Trust those that have substantial experience operating and maintaining the machines that you consider, then negotiate a fair price for good performing tools and the maintenance to keep them operating properly.
Educate Your Staff
An outstanding barista must possess the coffee-equivalent knowledge of a wine sommelier and perform with the technical competency and culinary artistry of a skilled chef. Baristas at the top of their craft that are involved in regional and national barista competitions commonly study and hone their skills for many years before advancing to global events, such as the World Barista Championships. In some countries, it is customary for a new barista-trainee to apprentice for several months before being allowed on bar serving drinks to customers.

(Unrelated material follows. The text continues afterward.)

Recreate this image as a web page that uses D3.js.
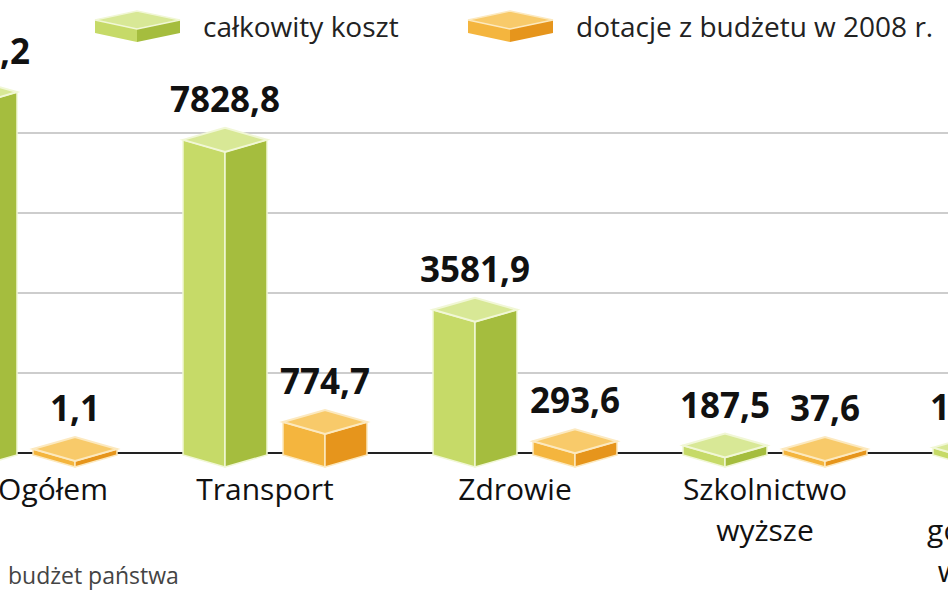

Training and the strict reinforcement of beverage quality standards in an environment that promotes continual education is the best way to ensure that your customers will experience consistently great coffee in your restaurant and come back for more. Unfortunately, despite being one of the most profitable offerings on any menu, coffee receives very little attention in new employee training sessions when compared to food, wine and service in most restaurants.
Mechanization can bring welcome relief to businesses that wish to serve an outstanding product but do not have environment or volume of business to maintain a full-time barista; however, no machine can never replace the decision-making ability of a properly trained staff. When choosing the route of automation to perform the actions of a barista, be certain it is applied as a tool and not as a crutch.
Give coffee the full attention that it deserves in your new employee training curriculum and be certain to regularly evaluate the performance of your personnel by tasting samples of the beverages that they produce. Where practical, dedicate coffee specialists within your staff that receive further coffee training and opportunities to advance their own product knowledge through outside events. There is a good chance that you have more than one coffee enthusiast already on your payroll; why not allow those employees an opportunity apply their personal interest to something that will benefit your business?
Coffee is not the beverage equivalent of an after dinner mint! When you give coffee attention and emphasis matching its complexity and income potential, you will see your customer satisfaction and business profitability improve. Treat your coffee like any other prepared food item on your menu and you will be amazed by the results!